WHAT TO PRODUCE
Using the records below, quote only the span that opens with the line containing "Emit a LaTeX" and closes with the line containing "(formul) at (134,196)", exactly and inclusively.

## start DATASET EXTRACT

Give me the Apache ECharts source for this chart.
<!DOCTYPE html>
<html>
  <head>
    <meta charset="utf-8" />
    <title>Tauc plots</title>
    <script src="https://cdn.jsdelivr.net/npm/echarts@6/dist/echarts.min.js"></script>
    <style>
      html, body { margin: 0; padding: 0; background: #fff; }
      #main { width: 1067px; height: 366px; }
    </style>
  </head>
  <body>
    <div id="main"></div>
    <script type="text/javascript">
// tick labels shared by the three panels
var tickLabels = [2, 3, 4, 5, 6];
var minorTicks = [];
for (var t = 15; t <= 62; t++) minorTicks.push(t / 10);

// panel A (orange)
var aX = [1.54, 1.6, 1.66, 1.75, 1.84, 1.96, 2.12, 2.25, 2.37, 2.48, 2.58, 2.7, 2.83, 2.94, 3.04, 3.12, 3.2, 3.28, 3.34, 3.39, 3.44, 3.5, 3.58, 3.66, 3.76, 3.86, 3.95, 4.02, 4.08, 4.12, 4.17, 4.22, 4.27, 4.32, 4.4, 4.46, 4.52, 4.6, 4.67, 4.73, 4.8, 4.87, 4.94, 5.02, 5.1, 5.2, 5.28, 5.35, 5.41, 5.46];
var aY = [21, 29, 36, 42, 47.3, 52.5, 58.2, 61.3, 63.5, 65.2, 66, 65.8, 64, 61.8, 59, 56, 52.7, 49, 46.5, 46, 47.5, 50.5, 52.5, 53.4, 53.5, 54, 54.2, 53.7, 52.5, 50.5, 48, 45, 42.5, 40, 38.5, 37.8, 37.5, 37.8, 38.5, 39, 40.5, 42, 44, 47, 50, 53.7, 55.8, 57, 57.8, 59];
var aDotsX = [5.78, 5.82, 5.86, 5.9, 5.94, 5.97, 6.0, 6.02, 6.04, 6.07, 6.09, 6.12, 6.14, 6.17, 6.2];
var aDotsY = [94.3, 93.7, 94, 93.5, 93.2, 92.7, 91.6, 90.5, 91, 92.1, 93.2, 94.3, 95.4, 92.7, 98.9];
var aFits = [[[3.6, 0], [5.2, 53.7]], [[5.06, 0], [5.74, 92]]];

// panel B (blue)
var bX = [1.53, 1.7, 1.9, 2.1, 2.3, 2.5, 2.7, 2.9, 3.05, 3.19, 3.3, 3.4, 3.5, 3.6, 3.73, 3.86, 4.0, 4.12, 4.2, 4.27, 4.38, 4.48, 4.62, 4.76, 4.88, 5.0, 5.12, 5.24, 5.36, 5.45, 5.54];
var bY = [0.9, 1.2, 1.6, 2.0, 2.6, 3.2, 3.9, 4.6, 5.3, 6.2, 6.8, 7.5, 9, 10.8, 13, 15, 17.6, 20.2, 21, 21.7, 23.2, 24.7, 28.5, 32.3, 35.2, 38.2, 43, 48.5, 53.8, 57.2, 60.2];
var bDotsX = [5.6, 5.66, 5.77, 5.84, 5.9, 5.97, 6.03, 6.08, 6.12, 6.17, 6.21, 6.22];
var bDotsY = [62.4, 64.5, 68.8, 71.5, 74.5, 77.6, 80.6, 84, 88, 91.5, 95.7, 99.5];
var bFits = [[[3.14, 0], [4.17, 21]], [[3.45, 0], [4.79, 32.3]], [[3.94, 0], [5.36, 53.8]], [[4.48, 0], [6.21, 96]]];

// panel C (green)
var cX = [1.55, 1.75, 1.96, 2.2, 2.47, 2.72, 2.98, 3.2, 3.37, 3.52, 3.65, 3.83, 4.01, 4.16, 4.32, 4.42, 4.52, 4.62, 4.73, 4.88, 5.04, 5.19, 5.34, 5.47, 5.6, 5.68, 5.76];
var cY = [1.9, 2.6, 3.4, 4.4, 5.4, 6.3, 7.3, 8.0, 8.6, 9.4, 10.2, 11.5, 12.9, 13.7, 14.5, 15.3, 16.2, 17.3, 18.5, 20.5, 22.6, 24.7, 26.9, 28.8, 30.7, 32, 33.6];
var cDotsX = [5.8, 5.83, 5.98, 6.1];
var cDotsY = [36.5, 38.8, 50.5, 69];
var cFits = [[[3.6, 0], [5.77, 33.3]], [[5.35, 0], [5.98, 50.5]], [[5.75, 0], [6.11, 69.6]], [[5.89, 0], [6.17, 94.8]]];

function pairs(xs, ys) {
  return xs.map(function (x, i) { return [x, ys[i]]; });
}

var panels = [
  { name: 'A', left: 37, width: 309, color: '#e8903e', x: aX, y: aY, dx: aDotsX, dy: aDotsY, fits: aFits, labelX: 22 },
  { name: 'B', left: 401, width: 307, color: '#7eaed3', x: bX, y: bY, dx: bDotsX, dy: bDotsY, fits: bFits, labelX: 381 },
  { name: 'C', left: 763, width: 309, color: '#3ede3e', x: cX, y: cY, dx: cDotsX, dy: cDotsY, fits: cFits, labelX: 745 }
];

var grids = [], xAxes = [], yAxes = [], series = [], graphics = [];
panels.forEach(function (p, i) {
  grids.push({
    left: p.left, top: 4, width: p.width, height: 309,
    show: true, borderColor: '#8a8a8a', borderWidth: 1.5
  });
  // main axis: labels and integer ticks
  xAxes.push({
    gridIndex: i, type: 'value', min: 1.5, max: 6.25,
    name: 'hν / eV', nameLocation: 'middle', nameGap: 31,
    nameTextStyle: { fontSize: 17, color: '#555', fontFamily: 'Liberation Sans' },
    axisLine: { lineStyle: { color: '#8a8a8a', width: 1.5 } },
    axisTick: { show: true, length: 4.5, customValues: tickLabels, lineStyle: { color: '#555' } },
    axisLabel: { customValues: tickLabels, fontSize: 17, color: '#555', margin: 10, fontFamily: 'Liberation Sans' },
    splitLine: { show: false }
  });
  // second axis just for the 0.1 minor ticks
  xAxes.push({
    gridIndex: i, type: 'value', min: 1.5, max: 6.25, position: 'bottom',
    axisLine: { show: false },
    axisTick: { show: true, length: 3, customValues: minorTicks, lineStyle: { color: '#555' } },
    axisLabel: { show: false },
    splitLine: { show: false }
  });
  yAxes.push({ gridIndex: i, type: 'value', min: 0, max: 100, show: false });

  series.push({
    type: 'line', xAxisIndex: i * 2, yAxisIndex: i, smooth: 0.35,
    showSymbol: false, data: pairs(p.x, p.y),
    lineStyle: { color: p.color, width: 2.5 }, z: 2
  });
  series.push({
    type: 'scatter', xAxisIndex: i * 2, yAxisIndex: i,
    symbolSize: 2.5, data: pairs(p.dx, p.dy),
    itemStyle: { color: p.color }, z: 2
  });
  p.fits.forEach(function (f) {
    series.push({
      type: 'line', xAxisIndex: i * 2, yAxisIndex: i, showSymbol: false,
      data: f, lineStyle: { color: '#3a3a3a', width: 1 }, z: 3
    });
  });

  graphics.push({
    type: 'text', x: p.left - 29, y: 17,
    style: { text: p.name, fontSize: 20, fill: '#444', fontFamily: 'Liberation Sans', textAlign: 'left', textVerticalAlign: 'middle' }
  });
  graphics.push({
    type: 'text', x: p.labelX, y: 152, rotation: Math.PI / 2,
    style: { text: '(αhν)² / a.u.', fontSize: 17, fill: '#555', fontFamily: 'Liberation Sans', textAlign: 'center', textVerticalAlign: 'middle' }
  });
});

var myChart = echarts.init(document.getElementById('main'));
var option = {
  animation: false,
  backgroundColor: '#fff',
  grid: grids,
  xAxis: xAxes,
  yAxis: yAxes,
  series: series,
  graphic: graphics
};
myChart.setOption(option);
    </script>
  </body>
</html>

## end DATASET EXTRACT
## start DATASET EXTRACT

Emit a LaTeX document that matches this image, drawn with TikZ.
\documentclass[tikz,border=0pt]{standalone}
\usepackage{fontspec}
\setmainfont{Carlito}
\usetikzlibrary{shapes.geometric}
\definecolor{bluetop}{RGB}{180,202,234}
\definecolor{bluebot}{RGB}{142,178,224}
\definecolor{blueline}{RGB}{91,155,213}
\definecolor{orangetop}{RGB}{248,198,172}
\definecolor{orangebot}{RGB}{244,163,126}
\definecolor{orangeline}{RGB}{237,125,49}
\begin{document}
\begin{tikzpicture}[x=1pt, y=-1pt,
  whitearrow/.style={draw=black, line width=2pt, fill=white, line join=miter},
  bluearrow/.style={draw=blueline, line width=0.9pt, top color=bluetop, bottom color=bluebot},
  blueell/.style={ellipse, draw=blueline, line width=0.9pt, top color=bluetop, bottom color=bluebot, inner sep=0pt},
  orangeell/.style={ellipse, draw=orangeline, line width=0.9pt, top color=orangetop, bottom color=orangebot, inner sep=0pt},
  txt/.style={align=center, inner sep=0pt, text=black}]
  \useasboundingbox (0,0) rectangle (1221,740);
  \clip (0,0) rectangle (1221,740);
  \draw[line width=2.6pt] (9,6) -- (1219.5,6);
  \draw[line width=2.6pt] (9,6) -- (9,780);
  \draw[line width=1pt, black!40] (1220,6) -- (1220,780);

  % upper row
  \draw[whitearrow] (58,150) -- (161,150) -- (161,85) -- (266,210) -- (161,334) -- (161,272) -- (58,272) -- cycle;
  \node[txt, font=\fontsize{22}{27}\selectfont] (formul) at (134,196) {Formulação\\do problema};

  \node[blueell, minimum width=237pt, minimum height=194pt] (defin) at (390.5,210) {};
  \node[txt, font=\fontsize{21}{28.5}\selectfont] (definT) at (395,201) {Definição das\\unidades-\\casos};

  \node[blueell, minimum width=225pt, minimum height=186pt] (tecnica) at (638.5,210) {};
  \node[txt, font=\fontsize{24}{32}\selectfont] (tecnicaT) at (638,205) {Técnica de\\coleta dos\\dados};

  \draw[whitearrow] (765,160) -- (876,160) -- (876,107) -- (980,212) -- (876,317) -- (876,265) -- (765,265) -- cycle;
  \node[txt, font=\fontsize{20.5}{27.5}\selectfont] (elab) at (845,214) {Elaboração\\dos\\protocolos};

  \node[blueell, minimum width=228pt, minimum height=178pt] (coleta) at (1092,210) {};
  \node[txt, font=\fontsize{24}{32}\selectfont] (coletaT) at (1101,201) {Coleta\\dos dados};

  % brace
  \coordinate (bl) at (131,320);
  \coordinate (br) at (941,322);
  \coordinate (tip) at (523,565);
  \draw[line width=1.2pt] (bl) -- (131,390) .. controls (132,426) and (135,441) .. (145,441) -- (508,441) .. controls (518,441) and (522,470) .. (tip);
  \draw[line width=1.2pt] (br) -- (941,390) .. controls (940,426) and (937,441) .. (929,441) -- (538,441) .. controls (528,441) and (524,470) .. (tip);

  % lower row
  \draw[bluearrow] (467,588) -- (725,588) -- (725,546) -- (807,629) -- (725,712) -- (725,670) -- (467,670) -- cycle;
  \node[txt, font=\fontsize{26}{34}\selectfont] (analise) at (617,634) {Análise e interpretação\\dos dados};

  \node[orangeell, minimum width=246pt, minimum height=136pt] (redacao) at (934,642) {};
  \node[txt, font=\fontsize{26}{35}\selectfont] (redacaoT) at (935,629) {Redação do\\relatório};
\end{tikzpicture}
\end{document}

## end DATASET EXTRACT
## start DATASET EXTRACT

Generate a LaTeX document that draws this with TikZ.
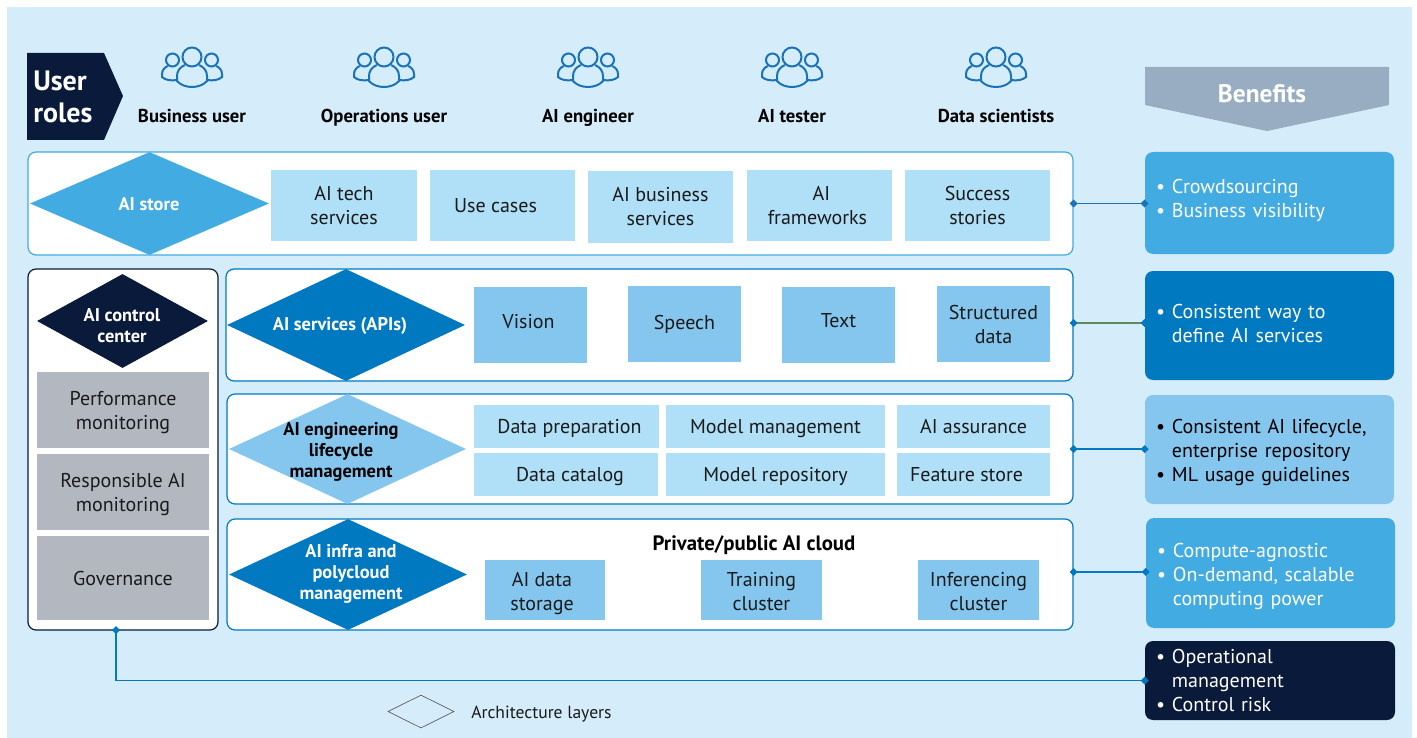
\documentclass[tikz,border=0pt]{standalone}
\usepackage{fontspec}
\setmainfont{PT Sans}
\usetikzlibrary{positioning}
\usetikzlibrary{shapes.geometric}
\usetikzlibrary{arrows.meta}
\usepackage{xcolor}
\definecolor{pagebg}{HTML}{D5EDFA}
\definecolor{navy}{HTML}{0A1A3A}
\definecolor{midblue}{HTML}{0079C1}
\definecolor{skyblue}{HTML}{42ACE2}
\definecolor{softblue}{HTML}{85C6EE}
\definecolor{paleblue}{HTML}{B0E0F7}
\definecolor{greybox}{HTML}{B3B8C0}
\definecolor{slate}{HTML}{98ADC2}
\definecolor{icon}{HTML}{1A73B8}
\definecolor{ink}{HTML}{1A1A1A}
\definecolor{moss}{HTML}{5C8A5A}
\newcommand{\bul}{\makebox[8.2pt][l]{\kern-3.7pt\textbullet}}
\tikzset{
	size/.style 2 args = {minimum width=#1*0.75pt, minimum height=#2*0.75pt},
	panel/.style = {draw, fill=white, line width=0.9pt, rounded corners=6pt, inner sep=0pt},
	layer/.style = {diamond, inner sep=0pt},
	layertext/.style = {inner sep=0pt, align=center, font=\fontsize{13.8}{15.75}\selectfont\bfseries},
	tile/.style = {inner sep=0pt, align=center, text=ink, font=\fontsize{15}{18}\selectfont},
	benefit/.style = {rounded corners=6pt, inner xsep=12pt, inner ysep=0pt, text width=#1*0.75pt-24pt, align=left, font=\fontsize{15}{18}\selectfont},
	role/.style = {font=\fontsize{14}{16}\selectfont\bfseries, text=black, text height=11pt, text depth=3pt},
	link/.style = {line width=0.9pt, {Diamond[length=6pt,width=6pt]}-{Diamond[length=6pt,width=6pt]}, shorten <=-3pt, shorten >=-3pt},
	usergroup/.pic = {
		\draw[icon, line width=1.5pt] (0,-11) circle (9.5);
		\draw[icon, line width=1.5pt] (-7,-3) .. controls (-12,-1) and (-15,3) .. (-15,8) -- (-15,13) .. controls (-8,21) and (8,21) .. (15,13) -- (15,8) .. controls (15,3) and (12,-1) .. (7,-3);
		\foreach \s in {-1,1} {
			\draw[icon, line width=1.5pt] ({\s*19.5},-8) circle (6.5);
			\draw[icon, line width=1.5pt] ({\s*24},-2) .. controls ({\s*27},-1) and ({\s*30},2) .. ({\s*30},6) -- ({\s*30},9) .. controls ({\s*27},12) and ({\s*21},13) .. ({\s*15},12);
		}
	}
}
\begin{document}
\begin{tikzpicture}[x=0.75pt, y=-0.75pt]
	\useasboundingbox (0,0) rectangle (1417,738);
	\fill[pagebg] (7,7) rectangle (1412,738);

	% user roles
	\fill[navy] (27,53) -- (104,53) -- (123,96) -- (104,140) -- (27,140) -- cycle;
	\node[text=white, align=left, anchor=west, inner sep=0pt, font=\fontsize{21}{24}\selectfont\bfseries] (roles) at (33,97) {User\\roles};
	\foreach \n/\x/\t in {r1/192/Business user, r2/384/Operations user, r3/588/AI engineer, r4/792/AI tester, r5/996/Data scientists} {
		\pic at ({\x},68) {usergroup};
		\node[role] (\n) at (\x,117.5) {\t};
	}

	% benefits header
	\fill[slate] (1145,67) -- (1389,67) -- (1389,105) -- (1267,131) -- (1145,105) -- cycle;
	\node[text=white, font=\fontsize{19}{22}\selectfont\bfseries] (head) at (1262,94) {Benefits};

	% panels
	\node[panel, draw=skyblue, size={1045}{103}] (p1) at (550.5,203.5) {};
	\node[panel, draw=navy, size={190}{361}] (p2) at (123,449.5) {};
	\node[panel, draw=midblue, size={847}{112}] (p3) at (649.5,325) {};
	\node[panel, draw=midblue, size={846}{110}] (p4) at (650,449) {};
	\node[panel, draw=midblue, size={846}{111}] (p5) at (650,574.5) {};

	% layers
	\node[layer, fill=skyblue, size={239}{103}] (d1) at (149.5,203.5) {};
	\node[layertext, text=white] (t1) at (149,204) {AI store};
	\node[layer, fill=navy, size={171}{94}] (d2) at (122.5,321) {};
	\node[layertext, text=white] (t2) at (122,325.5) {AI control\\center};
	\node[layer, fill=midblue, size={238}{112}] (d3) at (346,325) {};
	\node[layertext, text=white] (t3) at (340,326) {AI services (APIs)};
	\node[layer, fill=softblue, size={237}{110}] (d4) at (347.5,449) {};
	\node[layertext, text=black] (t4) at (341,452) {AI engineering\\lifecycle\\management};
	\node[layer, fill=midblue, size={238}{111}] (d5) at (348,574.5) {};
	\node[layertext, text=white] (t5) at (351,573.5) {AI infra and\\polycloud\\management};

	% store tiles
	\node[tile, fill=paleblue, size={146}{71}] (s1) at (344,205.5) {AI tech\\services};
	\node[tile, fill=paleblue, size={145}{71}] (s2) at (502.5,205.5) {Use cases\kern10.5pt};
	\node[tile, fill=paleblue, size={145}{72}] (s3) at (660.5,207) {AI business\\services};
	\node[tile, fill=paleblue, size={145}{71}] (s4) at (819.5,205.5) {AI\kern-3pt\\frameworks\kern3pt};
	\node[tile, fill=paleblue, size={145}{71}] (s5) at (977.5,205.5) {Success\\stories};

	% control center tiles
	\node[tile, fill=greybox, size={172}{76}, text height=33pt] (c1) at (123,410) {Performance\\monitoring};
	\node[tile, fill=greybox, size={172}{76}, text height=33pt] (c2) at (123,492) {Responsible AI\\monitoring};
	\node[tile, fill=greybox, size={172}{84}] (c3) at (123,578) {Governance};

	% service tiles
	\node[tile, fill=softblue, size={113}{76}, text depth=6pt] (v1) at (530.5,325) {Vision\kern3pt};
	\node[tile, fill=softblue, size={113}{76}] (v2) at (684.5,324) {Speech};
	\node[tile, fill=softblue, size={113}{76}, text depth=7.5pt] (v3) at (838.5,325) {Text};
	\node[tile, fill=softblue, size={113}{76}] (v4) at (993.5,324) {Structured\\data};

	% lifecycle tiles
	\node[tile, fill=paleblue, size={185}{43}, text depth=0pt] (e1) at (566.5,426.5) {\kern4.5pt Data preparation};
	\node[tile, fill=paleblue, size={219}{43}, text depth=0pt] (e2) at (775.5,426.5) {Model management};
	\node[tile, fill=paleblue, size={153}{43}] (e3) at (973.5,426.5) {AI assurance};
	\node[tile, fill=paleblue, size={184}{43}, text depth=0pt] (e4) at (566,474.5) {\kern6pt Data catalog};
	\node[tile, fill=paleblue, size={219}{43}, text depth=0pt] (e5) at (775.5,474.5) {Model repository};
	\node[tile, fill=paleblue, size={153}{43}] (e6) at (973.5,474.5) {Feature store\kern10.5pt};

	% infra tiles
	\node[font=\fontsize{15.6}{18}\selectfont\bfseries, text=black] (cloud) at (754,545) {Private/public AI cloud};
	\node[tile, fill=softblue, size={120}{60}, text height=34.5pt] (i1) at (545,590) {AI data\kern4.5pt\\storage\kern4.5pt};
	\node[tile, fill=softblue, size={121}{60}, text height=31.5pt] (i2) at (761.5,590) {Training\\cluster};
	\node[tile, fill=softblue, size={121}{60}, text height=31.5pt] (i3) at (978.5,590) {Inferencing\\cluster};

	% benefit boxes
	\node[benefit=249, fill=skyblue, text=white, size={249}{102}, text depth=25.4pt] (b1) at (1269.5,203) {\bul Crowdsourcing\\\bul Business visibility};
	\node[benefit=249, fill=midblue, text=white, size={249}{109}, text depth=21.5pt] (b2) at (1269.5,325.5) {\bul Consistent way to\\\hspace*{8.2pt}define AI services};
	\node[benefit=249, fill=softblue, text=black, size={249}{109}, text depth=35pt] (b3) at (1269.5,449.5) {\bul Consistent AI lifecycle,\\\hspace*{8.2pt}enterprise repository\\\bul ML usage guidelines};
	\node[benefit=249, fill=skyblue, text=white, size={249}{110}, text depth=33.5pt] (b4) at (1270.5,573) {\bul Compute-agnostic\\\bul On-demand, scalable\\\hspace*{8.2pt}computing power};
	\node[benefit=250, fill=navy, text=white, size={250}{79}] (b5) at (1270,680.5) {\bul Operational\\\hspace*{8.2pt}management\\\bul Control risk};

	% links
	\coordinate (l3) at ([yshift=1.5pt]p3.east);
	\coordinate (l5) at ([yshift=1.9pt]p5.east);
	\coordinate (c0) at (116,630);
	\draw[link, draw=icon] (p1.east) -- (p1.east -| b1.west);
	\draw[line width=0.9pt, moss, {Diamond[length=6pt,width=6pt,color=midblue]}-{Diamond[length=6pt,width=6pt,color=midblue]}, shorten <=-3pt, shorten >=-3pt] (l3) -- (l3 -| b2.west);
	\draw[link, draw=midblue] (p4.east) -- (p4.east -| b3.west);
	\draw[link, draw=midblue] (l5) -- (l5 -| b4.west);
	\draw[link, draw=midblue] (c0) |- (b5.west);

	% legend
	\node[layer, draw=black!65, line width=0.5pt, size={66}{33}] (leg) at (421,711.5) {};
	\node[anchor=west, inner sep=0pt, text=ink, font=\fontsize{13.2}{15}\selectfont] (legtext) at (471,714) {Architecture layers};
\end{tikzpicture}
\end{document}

## end DATASET EXTRACT

SOLUTION TO THIS TASK
Emit a LaTeX document that matches this image, drawn with TikZ.
\documentclass[tikz,border=0pt]{standalone}
\usepackage{fontspec}
\setmainfont{Carlito}
\usetikzlibrary{shapes.geometric}
\definecolor{bluetop}{RGB}{180,202,234}
\definecolor{bluebot}{RGB}{142,178,224}
\definecolor{blueline}{RGB}{91,155,213}
\definecolor{orangetop}{RGB}{248,198,172}
\definecolor{orangebot}{RGB}{244,163,126}
\definecolor{orangeline}{RGB}{237,125,49}
\begin{document}
\begin{tikzpicture}[x=1pt, y=-1pt,
  whitearrow/.style={draw=black, line width=2pt, fill=white, line join=miter},
  bluearrow/.style={draw=blueline, line width=0.9pt, top color=bluetop, bottom color=bluebot},
  blueell/.style={ellipse, draw=blueline, line width=0.9pt, top color=bluetop, bottom color=bluebot, inner sep=0pt},
  orangeell/.style={ellipse, draw=orangeline, line width=0.9pt, top color=orangetop, bottom color=orangebot, inner sep=0pt},
  txt/.style={align=center, inner sep=0pt, text=black}]
  \useasboundingbox (0,0) rectangle (1221,740);
  \clip (0,0) rectangle (1221,740);
  \draw[line width=2.6pt] (9,6) -- (1219.5,6);
  \draw[line width=2.6pt] (9,6) -- (9,780);
  \draw[line width=1pt, black!40] (1220,6) -- (1220,780);

  % upper row
  \draw[whitearrow] (58,150) -- (161,150) -- (161,85) -- (266,210) -- (161,334) -- (161,272) -- (58,272) -- cycle;
  \node[txt, font=\fontsize{22}{27}\selectfont] (formul) at (134,196) {Formulação\\do problema};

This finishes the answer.